When forward Khem Birch entered the NBA draft after his junior season at UNLV in 2014, he expected to be taken in the second round and to earn a roster spot in training camp. He instead is playing overseas in Turkey this season.
When wing J.P. Tokoto entered the NBA draft after his junior season at North Carolina last spring, he hoped an NBA team would use a roster spot to develop him. He instead is averaging 12.7 points per game for the D-League’s Oklahoma City Blue.
Those are just three of the myriad of players who might have benefited had the NCAA passed Wednesday’s long-overdue draft legislation sooner. In an effort to reform the early-entry process and help players make more informed decisions, the NCAA pushed back the deadline for underclassmen to withdraw from the draft until 10 days after the NBA draft combine.

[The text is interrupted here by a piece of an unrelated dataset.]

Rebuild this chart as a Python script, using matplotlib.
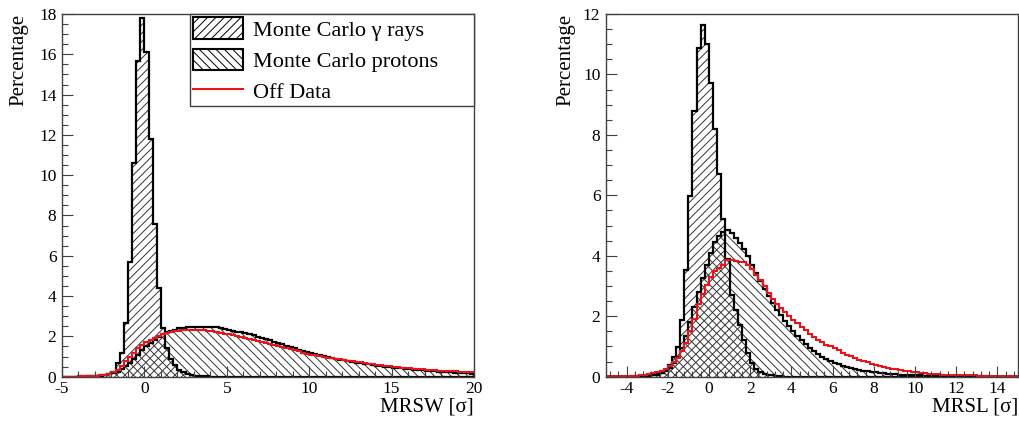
import numpy as np
import matplotlib
matplotlib.use("Agg")
import matplotlib.pyplot as plt
from matplotlib.patches import Patch
from matplotlib.lines import Line2D
from matplotlib.ticker import MultipleLocator

plt.rcParams["font.family"] = ["Liberation Serif", "DejaVu Serif"]
plt.rcParams["axes.unicode_minus"] = False
plt.rcParams["hatch.linewidth"] = 0.7

# MRSW histogram: bins of 0.25 from -5 to 20 (percent per bin)
mrsw_edges = np.arange(-5, 20.001, 0.25)
mrsw_gamma = [0, 0, 0, 0, 0, 0, 0.01, 0.01, 0.02, 0.03,
              0.06, 0.12, 0.25, 0.66, 1.16, 2.65, 5.7, 10.6, 15.65, 17.8,
              16.1, 11.8, 7.6, 4.4, 2.4, 1.4, 0.9, 0.58, 0.35, 0.22,
              0.13, 0.08, 0.05, 0.03, 0.02, 0.01, 0, 0, 0, 0,
              0, 0, 0, 0, 0, 0, 0, 0, 0, 0,
              0, 0, 0, 0, 0, 0, 0, 0, 0, 0,
              0, 0, 0, 0, 0, 0, 0, 0, 0, 0,
              0, 0, 0, 0, 0, 0, 0, 0, 0, 0,
              0, 0, 0, 0, 0, 0, 0, 0, 0, 0,
              0, 0, 0, 0, 0, 0, 0, 0, 0, 0]
mrsw_proton = [0, 0, 0, 0, 0.01, 0.01, 0.02, 0.03, 0.04, 0.06,
               0.09, 0.13, 0.18, 0.25, 0.38, 0.52, 0.7, 0.9, 1.1, 1.3,
               1.5, 1.68, 1.82, 1.98, 2.1, 2.2, 2.28, 2.34, 2.4, 2.43,
               2.45, 2.46, 2.47, 2.48, 2.47, 2.48, 2.49, 2.45, 2.42, 2.38,
               2.32, 2.28, 2.24, 2.2, 2.15, 2.1, 2.05, 1.99, 1.92, 1.86,
               1.8, 1.73, 1.66, 1.6, 1.53, 1.46, 1.4, 1.34, 1.28, 1.22,
               1.16, 1.11, 1.06, 1.01, 0.97, 0.93, 0.89, 0.85, 0.81, 0.77,
               0.73, 0.7, 0.67, 0.64, 0.61, 0.58, 0.55, 0.52, 0.5, 0.47,
               0.45, 0.43, 0.41, 0.39, 0.37, 0.35, 0.33, 0.31, 0.29, 0.28,
               0.26, 0.25, 0.23, 0.22, 0.21, 0.2, 0.18, 0.17, 0.16, 0.15]
mrsw_off = [0, 0, 0, 0, 0.01, 0.01, 0.02, 0.03, 0.04, 0.06,
            0.09, 0.14, 0.22, 0.35, 0.55, 0.78, 1.0, 1.2, 1.4, 1.56,
            1.7, 1.82, 1.93, 2.02, 2.1, 2.16, 2.21, 2.25, 2.28, 2.3,
            2.31, 2.32, 2.32, 2.31, 2.3, 2.28, 2.25, 2.22, 2.18, 2.14,
            2.1, 2.06, 2.02, 1.98, 1.93, 1.89, 1.84, 1.79, 1.74, 1.68,
            1.63, 1.57, 1.52, 1.46, 1.41, 1.35, 1.3, 1.25, 1.2, 1.15,
            1.1, 1.06, 1.02, 0.98, 0.95, 0.92, 0.89, 0.86, 0.83, 0.8,
            0.77, 0.74, 0.71, 0.68, 0.65, 0.62, 0.59, 0.56, 0.54, 0.51,
            0.49, 0.47, 0.45, 0.43, 0.41, 0.39, 0.37, 0.36, 0.34, 0.33,
            0.31, 0.3, 0.29, 0.28, 0.27, 0.26, 0.25, 0.24, 0.23, 0.22]

# MRSL histogram: bins of 0.2 from -5 to 15
mrsl_edges = np.arange(-5, 15.001, 0.2)
mrsl_gamma = [0, 0, 0, 0, 0, 0, 0, 0, 0.01, 0.01,
              0.02, 0.04, 0.07, 0.12, 0.22, 0.39, 0.66, 0.99, 1.88, 3.53,
              5.99, 8.8, 10.87, 11.64, 11.0, 9.73, 8.19, 6.7, 5.21, 3.9,
              2.7, 2.2, 1.71, 1.21, 0.77, 0.44, 0.27, 0.16, 0.1, 0.06,
              0.04, 0.02, 0.01, 0, 0, 0, 0, 0, 0, 0,
              0, 0, 0, 0, 0, 0, 0, 0, 0, 0,
              0, 0, 0, 0, 0, 0, 0, 0, 0, 0,
              0, 0, 0, 0, 0, 0, 0, 0, 0, 0,
              0, 0, 0, 0, 0, 0, 0, 0, 0, 0,
              0, 0, 0, 0, 0, 0, 0, 0, 0, 0]
mrsl_proton = [0, 0, 0, 0, 0, 0, 0.01, 0.01, 0.02, 0.03,
               0.04, 0.06, 0.09, 0.13, 0.2, 0.3, 0.45, 0.65, 0.95, 1.35,
               1.8, 2.3, 2.8, 3.25, 3.7, 4.1, 4.45, 4.65, 4.78, 4.85,
               4.75, 4.6, 4.42, 4.22, 4.0, 3.7, 3.42, 3.15, 2.9, 2.66,
               2.43, 2.22, 2.03, 1.85, 1.68, 1.5, 1.35, 1.2, 1.07, 0.95,
               0.84, 0.74, 0.66, 0.58, 0.52, 0.46, 0.41, 0.36, 0.32, 0.28,
               0.25, 0.22, 0.2, 0.18, 0.16, 0.14, 0.12, 0.11, 0.1, 0.09,
               0.08, 0.07, 0.06, 0.05, 0.05, 0.04, 0.04, 0.03, 0.03, 0.03,
               0.02, 0.02, 0.02, 0.02, 0.02, 0.01, 0.01, 0.01, 0.01, 0.01,
               0.01, 0.01, 0.01, 0, 0, 0, 0, 0, 0, 0]
mrsl_off = [0.01, 0.01, 0.01, 0.01, 0.01, 0.02, 0.02, 0.03, 0.04, 0.06,
            0.08, 0.11, 0.15, 0.2, 0.27, 0.35, 0.48, 0.62, 0.85, 1.1,
            1.5, 1.9, 2.4, 2.75, 3.05, 3.3, 3.5, 3.6, 3.7, 3.87,
            3.86, 3.82, 3.8, 3.78, 3.7, 3.55, 3.38, 3.2, 3.0, 2.78,
            2.56, 2.42, 2.28, 2.14, 2.0, 1.88, 1.76, 1.64, 1.53, 1.42,
            1.32, 1.23, 1.14, 1.06, 1.0, 0.94, 0.87, 0.8, 0.73, 0.67,
            0.61, 0.56, 0.51, 0.47, 0.43, 0.39, 0.36, 0.32, 0.29, 0.26,
            0.24, 0.22, 0.2, 0.18, 0.16, 0.14, 0.13, 0.12, 0.1, 0.09,
            0.08, 0.07, 0.07, 0.06, 0.06, 0.05, 0.05, 0.04, 0.04, 0.04,
            0.03, 0.03, 0.03, 0.03, 0.02, 0.02, 0.02, 0.02, 0.02, 0.02]

labels = ["Monte Carlo γ rays", "Monte Carlo protons", "Off Data"]
red = "#e8141c"

fig = plt.figure(figsize=(10.2, 4.23), dpi=100)
ax1 = fig.add_axes([0.0608, 0.1095, 0.4039, 0.8574])
ax2 = fig.add_axes([0.5941, 0.1095, 0.4039, 0.8574])


def draw_hists(ax, edges, gamma, proton, off):
    ax.stairs(gamma, edges, fill=True, facecolor="none", edgecolor="0.2",
              hatch="////", linewidth=0)
    ax.stairs(proton, edges, fill=True, facecolor="none", edgecolor="0.2",
              hatch="\\\\\\\\", linewidth=0)
    ax.stairs(gamma, edges, baseline=0, color="black", lw=1.6)
    ax.stairs(proton, edges, baseline=0, color="black", lw=1.6)
    ax.stairs(off, edges, baseline=None, color=red, lw=1.5)


def style(ax, xmaj, xmin, ymax, xlabel, ylx):
    for s in ax.spines.values():
        s.set_linewidth(1.0)
        s.set_color("0.25")
    ax.set_ylim(0, ymax)
    ax.xaxis.set_major_locator(MultipleLocator(xmaj))
    ax.xaxis.set_minor_locator(MultipleLocator(xmin))
    ax.yaxis.set_major_locator(MultipleLocator(2))
    ax.yaxis.set_minor_locator(MultipleLocator(0.5))
    ax.tick_params(which="both", direction="in", top=False, right=False,
                   labelsize=12.5, width=0.8, color="0.25")
    ax.tick_params(which="major", length=8)
    ax.tick_params(axis="x", which="major", pad=3)
    ax.tick_params(axis="y", which="major", pad=4)
    ax.tick_params(which="minor", length=4.5)
    ax.set_xlabel(xlabel, fontsize=15, loc="right")
    ax.xaxis.set_label_coords(1.0, -0.058)
    ax.set_ylabel("Percentage", fontsize=15, loc="top")
    ax.yaxis.set_label_coords(ylx, 1.0)


draw_hists(ax1, mrsw_edges, mrsw_gamma, mrsw_proton, mrsw_off)
ax1.set_xlim(-5, 20)
style(ax1, 5, 1, 18, "MRSW [σ]", -0.082)

draw_hists(ax2, mrsl_edges, mrsl_gamma, mrsl_proton, mrsl_off)
ax2.set_xlim(-5, 15)
style(ax2, 2, 0.4, 12, "MRSL [σ]", -0.075)

handles = [Patch(facecolor="white", edgecolor="black", hatch="////", lw=1.5),
           Patch(facecolor="white", edgecolor="black", hatch="\\\\\\\\", lw=1.5),
           Line2D([], [], color=red, lw=1.5)]
leg = ax1.legend(handles, labels, loc="upper left", mode="expand",
                 bbox_to_anchor=(0.31, 0.0, 0.69, 1.0), borderaxespad=0,
                 fontsize=16, handlelength=2.25, handleheight=1.1,
                 handletextpad=0.45, labelspacing=0.36, borderpad=0.15,
                 fancybox=False, framealpha=1)
leg.get_frame().set_edgecolor("0.25")
leg.get_frame().set_linewidth(1.0)

fig.savefig("out.png", dpi=100)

What that means is that testing the waters will again become a viable option for underclassmen who want to investigate their stock yet still preserve the option of returning to school.

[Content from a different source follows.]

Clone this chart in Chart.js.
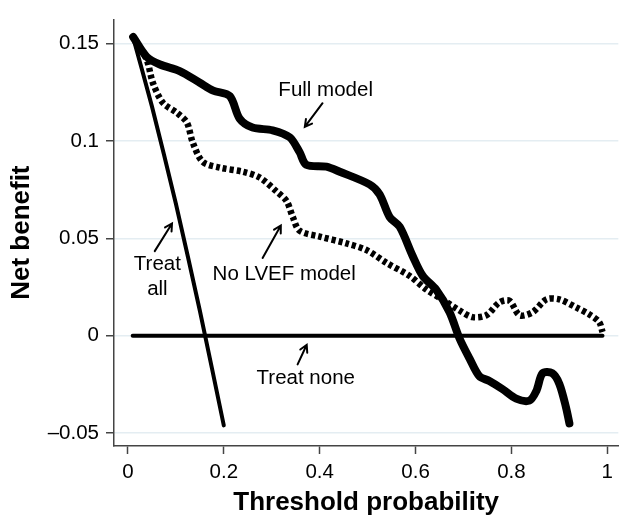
<!DOCTYPE html>
<html>
<head>
<meta charset="utf-8">
<script src="https://cdn.jsdelivr.net/npm/chart.js@4.4.1/dist/chart.umd.min.js"></script>
<style>
  html, body { margin: 0; padding: 0; background: #fff; }
  #wrap { width: 619px; height: 516px; position: relative; }
</style>
</head>
<body>
<div id="wrap"><canvas id="myChart"></canvas></div>
<script>
// tick labels
var xTicks = [0, 0.2, 0.4, 0.6, 0.8, 1]
var xTickLabels = ['0', '0.2', '0.4', '0.6', '0.8', '1']
var yTicks = [-0.05, 0, 0.05, 0.1, 0.15]
var yTickLabels = ['\u20130.05', '0', '0.05', '0.1', '0.15']

// series
var fullX = [0.011, 0.039, 0.067, 0.108, 0.15, 0.178, 0.2125, 0.233, 0.26, 0.302, 0.3375, 0.358, 0.372, 0.414, 0.442, 0.504, 0.525, 0.546, 0.567, 0.594, 0.615, 0.643, 0.671, 0.692, 0.7125, 0.733, 0.754, 0.781, 0.81, 0.8375, 0.852, 0.865, 0.885, 0.9, 0.914, 0.921]
var fullY = [0.1535, 0.1434, 0.1394, 0.136, 0.130, 0.126, 0.1232, 0.1116, 0.107, 0.1056, 0.102, 0.0944, 0.0879, 0.0869, 0.0843, 0.0778, 0.0727, 0.061, 0.056, 0.041, 0.0308, 0.0237, 0.0121, -0.0015, -0.0116, -0.0207, -0.0232, -0.0273, -0.0323, -0.0333, -0.0283, -0.0192, -0.0192, -0.0247, -0.0369, -0.045]

var lvefX = [0.011, 0.039, 0.052, 0.073, 0.102, 0.123, 0.135, 0.156, 0.192, 0.24, 0.275, 0.31, 0.331, 0.344, 0.358, 0.4, 0.456, 0.498, 0.54, 0.5875, 0.623, 0.656, 0.692, 0.719, 0.748, 0.775, 0.796, 0.817, 0.844, 0.873, 0.9, 0.935, 0.9625, 0.983, 0.99]
var lvefY = [0.1535, 0.142, 0.130, 0.1197, 0.1146, 0.1096, 0.0995, 0.0894, 0.0864, 0.0843, 0.0813, 0.0742, 0.0692, 0.061, 0.054, 0.051, 0.0475, 0.044, 0.0374, 0.0308, 0.0237, 0.0187, 0.013, 0.0096, 0.0106, 0.0172, 0.018, 0.0106, 0.0121, 0.0187, 0.0187, 0.0146, 0.011, 0.0071, 0.002]

var allX = [0.01, 0.05, 0.10, 0.15, 0.20]
var allY = [0.154, 0.118, 0.068, 0.013, -0.046]

var noneX = [0.01, 0.99]
var noneY = [0, 0]

// labels: text, text x/y, arrow tail x/y, arrow tip x/y (data units)
var notes = [
  { text: ['Full model'], x: 0.4125, y: 0.126, ax: 0.406, ay: 0.1195, bx: 0.369, by: 0.1073 },
  { text: ['No LVEF model'], x: 0.326, y: 0.0314, ax: 0.281, ay: 0.040, bx: 0.319, by: 0.0567 },
  { text: ['Treat', 'all'], x: 0.0615, y: 0.0365, ax: 0.056, ay: 0.0435, bx: 0.092, by: 0.0577 },
  { text: ['Treat none'], x: 0.371, y: -0.0218, ax: 0.354, ay: -0.0147, bx: 0.373, by: -0.0046 }
]

function pares(xs, ys) {
  return xs.map(function (v, i) { return { x: v, y: ys[i] } })
}

var notasPlugin = {
  id: 'notas',
  afterDatasetsDraw: function (chart) {
    var c = chart.ctx
    var sx = chart.scales.x
    var sy = chart.scales.y
    c.save()
    c.fillStyle = '#000'
    c.strokeStyle = '#000'
    c.font = '20.5px "Liberation Sans", Arial, sans-serif'
    c.textAlign = 'center'
    c.textBaseline = 'middle'
    notes.forEach(function (n) {
      var px = sx.getPixelForValue(n.x)
      var py = sy.getPixelForValue(n.y)
      n.text.forEach(function (t, i) {
        c.fillText(t, px, py + i * 25)
      })
      var x1 = sx.getPixelForValue(n.ax), y1 = sy.getPixelForValue(n.ay)
      var x2 = sx.getPixelForValue(n.bx), y2 = sy.getPixelForValue(n.by)
      c.lineWidth = 2
      c.lineCap = 'round'
      c.beginPath()
      c.moveTo(x1, y1)
      c.lineTo(x2, y2)
      var ang = Math.atan2(y2 - y1, x2 - x1)
      c.moveTo(x2 - 8 * Math.cos(ang - 0.5), y2 - 8 * Math.sin(ang - 0.5))
      c.lineTo(x2, y2)
      c.lineTo(x2 - 8 * Math.cos(ang + 0.5), y2 - 8 * Math.sin(ang + 0.5))
      c.stroke()
    })
    c.restore()
  }
}

const ctx = document.getElementById('myChart')

new Chart(ctx, {
  type: 'line',
  data: {
    datasets: [
      { label: 'Treat none', data: pares(noneX, noneY), borderColor: '#000', borderWidth: 4, borderCapStyle: 'round', pointRadius: 0, tension: 0 },
      { label: 'Treat all', data: pares(allX, allY), borderColor: '#000', borderWidth: 4, borderCapStyle: 'round', pointRadius: 0, tension: 0.2 },
      { label: 'No LVEF model', data: pares(lvefX, lvefY), borderColor: '#000', borderWidth: 6.5, borderDash: [4, 3], pointRadius: 0, tension: 0.3 },
      { label: 'Full model', data: pares(fullX, fullY), borderColor: '#000', borderWidth: 8, borderCapStyle: 'round', borderJoinStyle: 'round', pointRadius: 0, tension: 0.3 }
    ]
  },
  options: {
    responsive: true,
    maintainAspectRatio: false,
    animation: false,
    events: [],
    layout: { padding: { top: 13, right: 0, left: 0, bottom: 0 } },
    plugins: {
      legend: { display: false },
      tooltip: { enabled: false }
    },
    scales: {
      x: {
        type: 'linear',
        min: -0.029,
        max: 1.023,
        afterBuildTicks: function (s) { s.ticks = xTicks.map(function (v) { return { value: v } }) },
        afterFit: function (s) { s.height = 70 },
        ticks: {
          color: '#000',
          padding: 6,
          maxRotation: 0,
          font: { family: '"Liberation Sans", Arial, sans-serif', size: 20.5 },
          callback: function (v) { return xTickLabels[xTicks.indexOf(v)] }
        },
        grid: { drawOnChartArea: false, drawTicks: true, tickLength: 8, tickColor: '#444', tickWidth: 1.5 },
        border: { color: '#444', width: 1.5 },
        title: {
          display: true,
          text: 'Threshold probability',
          color: '#000',
          padding: { top: 0, bottom: 0 },
          font: { family: '"Liberation Sans", Arial, sans-serif', size: 26, weight: 'bold', lineHeight: 1 }
        }
      },
      y: {
        type: 'linear',
        min: -0.0566,
        max: 0.1626,
        afterBuildTicks: function (s) { s.ticks = yTicks.map(function (v) { return { value: v } }) },
        afterFit: function (s) { s.width = 114 },
        ticks: {
          color: '#000',
          padding: 7,
          font: { family: '"Liberation Sans", Arial, sans-serif', size: 20.5 },
          callback: function (v) { return yTickLabels[yTicks.indexOf(v)] }
        },
        grid: { color: '#e4edf2', lineWidth: 1.5, tickLength: 8, tickColor: '#444', tickWidth: 1.5 },
        border: { color: '#444', width: 1.5 },
        title: {
          display: true,
          text: 'Net benefit',
          color: '#000',
          padding: { top: 9, bottom: 0 },
          font: { family: '"Liberation Sans", Arial, sans-serif', size: 26, weight: 'bold', lineHeight: 1 }
        }
      }
    }
  },
  plugins: [notasPlugin]
})
</script>
</body>
</html>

Last year’s withdrawal deadline was April 16, just 10 days after the national title game and long before NBA teams begin to hold workouts or seriously evaluate draft prospects. This year’s withdrawal deadline will be May 25, giving draft prospects a much more fair chance to evaluate how they stack up.

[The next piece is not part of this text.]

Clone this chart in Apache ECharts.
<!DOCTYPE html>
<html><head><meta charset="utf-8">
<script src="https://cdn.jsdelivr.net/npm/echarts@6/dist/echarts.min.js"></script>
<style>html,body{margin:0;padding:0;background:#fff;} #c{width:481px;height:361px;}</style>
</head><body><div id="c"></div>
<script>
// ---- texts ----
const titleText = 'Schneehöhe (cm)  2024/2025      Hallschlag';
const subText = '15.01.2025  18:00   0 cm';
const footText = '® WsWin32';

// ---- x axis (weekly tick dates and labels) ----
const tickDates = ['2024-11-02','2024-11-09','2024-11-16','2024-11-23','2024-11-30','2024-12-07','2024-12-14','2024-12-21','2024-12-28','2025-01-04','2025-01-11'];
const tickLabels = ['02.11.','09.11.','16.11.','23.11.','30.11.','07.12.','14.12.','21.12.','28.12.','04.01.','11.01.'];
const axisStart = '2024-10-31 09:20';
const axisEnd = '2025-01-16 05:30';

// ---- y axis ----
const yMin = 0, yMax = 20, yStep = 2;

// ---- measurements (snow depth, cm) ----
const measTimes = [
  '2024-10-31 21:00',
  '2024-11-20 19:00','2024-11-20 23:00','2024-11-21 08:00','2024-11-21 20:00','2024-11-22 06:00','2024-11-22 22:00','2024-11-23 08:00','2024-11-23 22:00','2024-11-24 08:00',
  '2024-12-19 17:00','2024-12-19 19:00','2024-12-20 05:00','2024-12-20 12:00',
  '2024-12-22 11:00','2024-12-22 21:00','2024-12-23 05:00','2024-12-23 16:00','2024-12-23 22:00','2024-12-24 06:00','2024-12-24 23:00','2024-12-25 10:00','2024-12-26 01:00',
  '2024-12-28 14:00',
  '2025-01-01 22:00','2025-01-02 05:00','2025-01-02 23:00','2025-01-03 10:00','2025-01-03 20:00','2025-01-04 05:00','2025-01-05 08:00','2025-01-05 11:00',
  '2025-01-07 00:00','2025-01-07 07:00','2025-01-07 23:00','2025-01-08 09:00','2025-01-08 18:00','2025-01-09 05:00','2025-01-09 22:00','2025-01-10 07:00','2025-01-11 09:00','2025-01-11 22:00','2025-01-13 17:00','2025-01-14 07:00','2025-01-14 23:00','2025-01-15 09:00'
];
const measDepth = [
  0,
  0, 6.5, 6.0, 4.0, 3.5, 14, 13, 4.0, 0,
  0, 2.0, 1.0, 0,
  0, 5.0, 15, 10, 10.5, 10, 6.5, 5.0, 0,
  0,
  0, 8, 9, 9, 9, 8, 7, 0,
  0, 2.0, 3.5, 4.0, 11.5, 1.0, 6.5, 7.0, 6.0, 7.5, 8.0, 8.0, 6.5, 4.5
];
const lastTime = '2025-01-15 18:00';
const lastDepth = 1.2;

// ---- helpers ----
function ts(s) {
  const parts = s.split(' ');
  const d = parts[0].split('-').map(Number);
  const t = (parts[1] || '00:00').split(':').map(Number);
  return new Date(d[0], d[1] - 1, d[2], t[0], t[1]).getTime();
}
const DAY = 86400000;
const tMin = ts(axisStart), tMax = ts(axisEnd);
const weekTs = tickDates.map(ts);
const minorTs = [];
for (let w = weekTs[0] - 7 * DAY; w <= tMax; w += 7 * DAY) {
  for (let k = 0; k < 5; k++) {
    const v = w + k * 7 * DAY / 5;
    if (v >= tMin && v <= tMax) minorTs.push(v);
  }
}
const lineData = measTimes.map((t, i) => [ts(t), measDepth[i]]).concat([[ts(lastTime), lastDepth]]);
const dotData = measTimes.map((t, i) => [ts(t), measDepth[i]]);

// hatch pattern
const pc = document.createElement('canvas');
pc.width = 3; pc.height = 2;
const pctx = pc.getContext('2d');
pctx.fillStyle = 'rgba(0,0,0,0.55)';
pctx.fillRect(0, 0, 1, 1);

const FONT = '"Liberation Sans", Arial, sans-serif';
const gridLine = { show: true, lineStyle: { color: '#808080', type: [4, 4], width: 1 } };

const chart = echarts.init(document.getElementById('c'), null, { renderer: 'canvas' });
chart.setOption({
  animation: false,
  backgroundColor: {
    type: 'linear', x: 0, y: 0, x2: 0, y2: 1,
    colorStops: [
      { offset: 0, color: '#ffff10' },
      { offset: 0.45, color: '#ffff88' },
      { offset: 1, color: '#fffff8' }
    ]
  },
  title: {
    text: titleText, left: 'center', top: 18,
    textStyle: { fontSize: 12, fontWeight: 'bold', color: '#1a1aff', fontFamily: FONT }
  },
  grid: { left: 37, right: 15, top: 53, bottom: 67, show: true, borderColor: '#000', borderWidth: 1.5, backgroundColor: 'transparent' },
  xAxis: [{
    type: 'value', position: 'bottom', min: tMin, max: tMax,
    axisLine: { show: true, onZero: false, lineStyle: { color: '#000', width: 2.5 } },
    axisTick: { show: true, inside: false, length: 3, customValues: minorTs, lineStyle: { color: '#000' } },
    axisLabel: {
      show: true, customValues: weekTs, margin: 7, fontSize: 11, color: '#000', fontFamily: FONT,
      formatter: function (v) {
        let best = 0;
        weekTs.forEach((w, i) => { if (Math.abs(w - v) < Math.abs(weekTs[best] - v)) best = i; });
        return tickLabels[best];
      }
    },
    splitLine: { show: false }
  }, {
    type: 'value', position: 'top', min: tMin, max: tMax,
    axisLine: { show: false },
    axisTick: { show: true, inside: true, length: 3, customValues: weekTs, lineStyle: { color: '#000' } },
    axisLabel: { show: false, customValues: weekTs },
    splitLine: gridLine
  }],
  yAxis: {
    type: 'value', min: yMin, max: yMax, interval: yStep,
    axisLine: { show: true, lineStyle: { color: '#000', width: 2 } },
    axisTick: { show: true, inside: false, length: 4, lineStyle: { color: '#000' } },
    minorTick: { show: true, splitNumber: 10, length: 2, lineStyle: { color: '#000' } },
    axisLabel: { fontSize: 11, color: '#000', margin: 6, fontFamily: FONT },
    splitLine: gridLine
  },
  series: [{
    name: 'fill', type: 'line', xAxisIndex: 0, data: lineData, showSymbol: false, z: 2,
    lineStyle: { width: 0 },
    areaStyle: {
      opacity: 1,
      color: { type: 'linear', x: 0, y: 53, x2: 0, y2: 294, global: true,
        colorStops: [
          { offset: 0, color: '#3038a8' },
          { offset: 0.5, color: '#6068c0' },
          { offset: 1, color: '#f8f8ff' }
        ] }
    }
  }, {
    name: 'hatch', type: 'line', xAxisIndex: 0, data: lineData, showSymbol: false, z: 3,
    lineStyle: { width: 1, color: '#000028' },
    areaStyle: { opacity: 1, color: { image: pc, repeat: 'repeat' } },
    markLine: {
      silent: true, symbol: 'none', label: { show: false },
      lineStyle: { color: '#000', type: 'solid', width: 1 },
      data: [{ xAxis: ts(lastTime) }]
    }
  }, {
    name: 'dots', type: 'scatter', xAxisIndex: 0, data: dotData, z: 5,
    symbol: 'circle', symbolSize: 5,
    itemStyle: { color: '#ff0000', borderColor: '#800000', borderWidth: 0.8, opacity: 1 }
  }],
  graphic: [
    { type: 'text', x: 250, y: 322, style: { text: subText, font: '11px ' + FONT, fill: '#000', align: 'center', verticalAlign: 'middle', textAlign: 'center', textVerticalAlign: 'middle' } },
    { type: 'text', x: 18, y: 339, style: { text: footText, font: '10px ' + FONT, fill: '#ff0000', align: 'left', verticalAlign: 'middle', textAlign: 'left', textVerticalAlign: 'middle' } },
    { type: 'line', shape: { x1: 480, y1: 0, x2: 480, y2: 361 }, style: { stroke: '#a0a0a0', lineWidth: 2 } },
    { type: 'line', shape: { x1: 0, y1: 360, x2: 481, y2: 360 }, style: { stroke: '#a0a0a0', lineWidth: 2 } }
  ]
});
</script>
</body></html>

The other athlete-friendly change the NCAA made was to allow prospects the chance to declare for the draft more than once with no penalty as long as they withdraw by the deadline each time. In previous years, any players who already tested the waters once could not do so a second time without rendering themselves ineligible to return to college basketball.
The changes are much-needed reversal to a misguided 2011 rule change made at the expense of athletes. The NCAA’s legislative council voted to move the draft withdrawal deadline underclassmen to the day before the spring letter-of-intent signing period, which begins in mid-April every year.
What possible benefit could there have been to accelerating the deadline so much that it preceded draft workouts and provided less time to gather information from NBA scouts? For the athletes, none. For the coaches, plenty.
Many college basketball coaches favored the accelerated timeline because it made it easier to know what holes needed to be filled in their rosters. If the deadline was before the spring signing period, it offered more of a chance for programs to woo a recruit to fill the void left by a departing underclassman.
The new timetable drew frequent criticism the past few years because the public often saw the issue through the eyes of draft prospects rather than college coaches. As a result, officials from the NCAA, NBA and National Association of Basketball Coaches huddled together in hopes of finding a solution that would provide more flexibility for basketball players with professional aspirations.
The issue ultimately came down to this simple question: Whose interests matter more — the athletes or the coaches?
The oft-criticized 2011 legislation was a massive concession to the coaches and an emphatic middle finger to the athletes. Wednesday’s rule change was a smart, badly needed reversal.